The first thing I learned was that old movies aren't as good as new movies. I don't mean to say that they're deficient in plot or acting or craftmanship; rather they're on shitty film compared to the pin-sharp digitally-enhanced crowdpleasers issuing forth from Hollywood's highly-polished digestive system. The film was blurry and small and in narrowscreen, if that's a term at all.
Orson Welles filmed his noir in a deep spiritual blackness. There was a lot of visual blackness too.
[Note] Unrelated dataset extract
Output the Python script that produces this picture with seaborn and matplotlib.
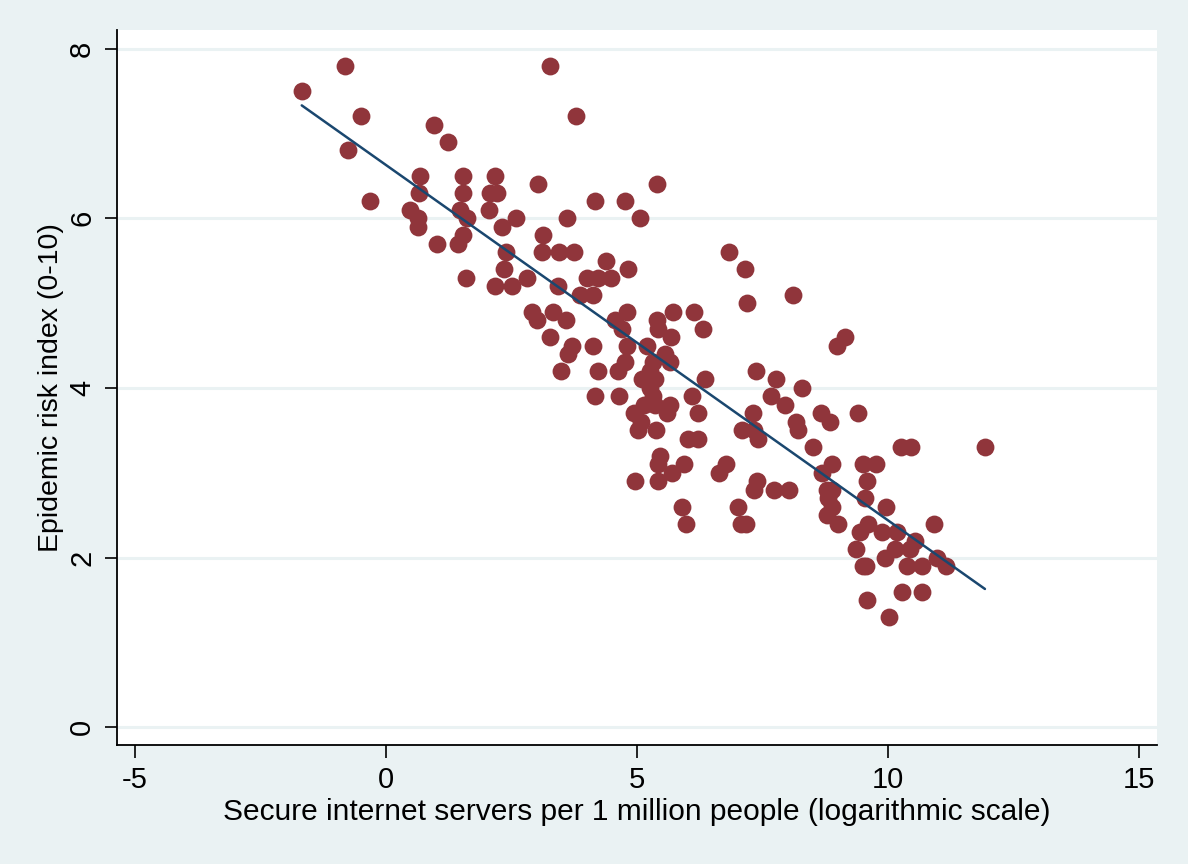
import numpy as np
import pandas as pd
import matplotlib
matplotlib.use("Agg")
import matplotlib.pyplot as plt
import seaborn as sns

# Secure internet servers per 1 million people (log scale) vs epidemic risk index
servers_log = [
    -1.68, -0.81, -0.50, -0.75, -0.32, 0.95, 1.23, 3.26, 3.78, 0.67,
    0.66, 0.48, 0.64, 0.64, 1.02, 1.54, 1.53, 1.47, 1.61, 1.54,
    1.44, 1.59, 2.16, 2.07, 2.20, 2.05, 2.30, 2.59, 3.02, 3.60,
    4.16, 3.13, 3.11, 3.44, 3.75, 2.39, 2.35, 2.17, 2.50, 2.81,
    3.43, 4.75, 5.40, 5.06, 4.38, 4.81, 4.00, 4.23, 4.48, 3.86,
    4.13, 2.91, 3.00, 3.33, 3.59, 3.27, 3.70, 3.63, 4.13, 3.49,
    4.23, 4.16, 4.64, 4.56, 4.79, 4.69, 4.79, 5.39, 5.42, 5.71,
    5.68, 5.19, 5.56, 5.66, 4.76, 4.63, 5.32, 5.09, 5.36, 5.26,
    5.26, 5.32, 5.13, 5.36, 6.84, 7.16, 7.20, 6.14, 6.31, 4.93,
    5.07, 5.01, 5.37, 5.66, 5.59, 6.09, 6.21, 6.36, 6.02, 6.21,
    5.46, 5.41, 5.69, 5.94, 4.96, 5.42, 5.89, 5.98, 6.78, 6.64,
    7.37, 7.76, 7.66, 7.30, 7.09, 7.32, 7.40, 7.38, 7.32, 7.72,
    7.02, 7.07, 7.17, 8.11, 9.14, 8.98, 8.28, 7.95, 8.66, 9.41,
    8.84, 8.17, 8.21, 8.50, 10.25, 10.45, 11.93, 8.88, 8.68, 9.51,
    9.76, 8.03, 9.59, 8.79, 8.89, 8.81, 8.88, 8.78, 9.00, 9.54,
    9.96, 9.61, 9.44, 9.87, 10.17, 10.54, 10.92, 9.37, 10.14, 10.44,
    9.94, 10.97, 11.16, 10.38, 10.67, 9.50, 9.57, 10.27, 10.67, 9.58,
    10.01,
]
risk_index = [
    7.5, 7.8, 7.2, 6.8, 6.2, 7.1, 6.9, 7.8, 7.2, 6.5,
    6.3, 6.1, 6.0, 5.9, 5.7, 6.5, 6.3, 6.1, 6.0, 5.8,
    5.7, 5.3, 6.5, 6.3, 6.3, 6.1, 5.9, 6.0, 6.4, 6.0,
    6.2, 5.8, 5.6, 5.6, 5.6, 5.6, 5.4, 5.2, 5.2, 5.3,
    5.2, 6.2, 6.4, 6.0, 5.5, 5.4, 5.3, 5.3, 5.3, 5.1,
    5.1, 4.9, 4.8, 4.9, 4.8, 4.6, 4.5, 4.4, 4.5, 4.2,
    4.2, 3.9, 3.9, 4.8, 4.9, 4.7, 4.5, 4.8, 4.7, 4.9,
    4.6, 4.5, 4.4, 4.3, 4.3, 4.2, 4.3, 4.1, 4.1, 4.2,
    4.0, 3.9, 3.8, 3.8, 5.6, 5.4, 5.0, 4.9, 4.7, 3.7,
    3.6, 3.5, 3.5, 3.8, 3.7, 3.9, 3.7, 4.1, 3.4, 3.4,
    3.2, 3.1, 3.0, 3.1, 2.9, 2.9, 2.6, 2.4, 3.1, 3.0,
    4.2, 4.1, 3.9, 3.7, 3.5, 3.5, 3.4, 2.9, 2.8, 2.8,
    2.6, 2.4, 2.4, 5.1, 4.6, 4.5, 4.0, 3.8, 3.7, 3.7,
    3.6, 3.6, 3.5, 3.3, 3.3, 3.3, 3.3, 3.1, 3.0, 3.1,
    3.1, 2.8, 2.9, 2.8, 2.8, 2.7, 2.6, 2.5, 2.4, 2.7,
    2.6, 2.4, 2.3, 2.3, 2.3, 2.2, 2.4, 2.1, 2.1, 2.1,
    2.0, 2.0, 1.9, 1.9, 1.9, 1.9, 1.9, 1.6, 1.6, 1.5,
    1.3,
]

df = pd.DataFrame({"servers": servers_log, "risk": risk_index})

bg = "#EAF2F3"
marker_col = "#90353B"
line_col = "#1A476F"

sns.set_theme(style="white")
plt.rcParams["font.family"] = ["Liberation Sans", "DejaVu Sans"]
plt.rcParams["axes.unicode_minus"] = False

fig = plt.figure(figsize=(11.88, 8.64), dpi=100, facecolor=bg)
ax = fig.add_axes([0.0985, 0.1377, 0.8755, 0.8276])
ax.set_facecolor("white")

sns.scatterplot(data=df, x="servers", y="risk", ax=ax, color=marker_col,
                s=165, edgecolor=marker_col, linewidth=0, zorder=3)
sns.regplot(data=df, x="servers", y="risk", ax=ax, scatter=False, ci=None,
            truncate=True, line_kws={"color": line_col, "lw": 1.8, "zorder": 4})

ax.set_xlim(-5.36, 15.36)
ax.set_ylim(-0.21, 8.22)
ax.set_xticks([-5, 0, 5, 10, 15])
ax.set_yticks([0, 2, 4, 6, 8])
ax.yaxis.grid(True, color=bg, lw=2.2, zorder=0)
ax.xaxis.grid(False)
ax.set_axisbelow(True)

for side in ["top", "right"]:
    ax.spines[side].set_visible(False)
for side in ["left", "bottom"]:
    ax.spines[side].set_color("black")
    ax.spines[side].set_linewidth(1.3)

ax.tick_params(axis="both", which="major", direction="out", length=9, width=1.2,
               color="black", labelsize=21, labelcolor="black", pad=6,
               left=True, bottom=True)
for lab in ax.get_yticklabels():
    lab.set_rotation(90)
    lab.set_va("center")

ax.set_xlabel("Secure internet servers per 1 million people (logarithmic scale)",
              fontsize=21.5, color="black", labelpad=3)
ax.set_ylabel("Epidemic risk index (0-10)", fontsize=20.5, color="black", labelpad=3)

fig.savefig("out.png", dpi=100, facecolor=bg)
Also a lot of scenes near the start didn't seem to start, only end, as sentences began two or three words in and people left buildings they never seemed to enter in the first place.
All this created an unsettled feeling - was this a bad cut of a good film thrown up on a screen by uncaring money-grubbing cinematrons in the knowledge that anything, no matter how unscrubbed, would find an audience by virtue of its reputation?
By the end of the second reel, I had been caught up in the story and the print didn't matter anymore. A nice thing about old stuff, whether it's movies or music or art or grandmothers, is that you notice influences. There are shots, characters, and mannerisms that come through strongly and remind you of their future echoes in films from the '80s and '90s.
I've got a lot of films to watch—I'm slogging through 1001 Movies You Must See Before You Die—so there's no doubt that when one pops up in the big screen listings I'll put it in my calendar. Some films simply weren't made to be viewed on a laptop.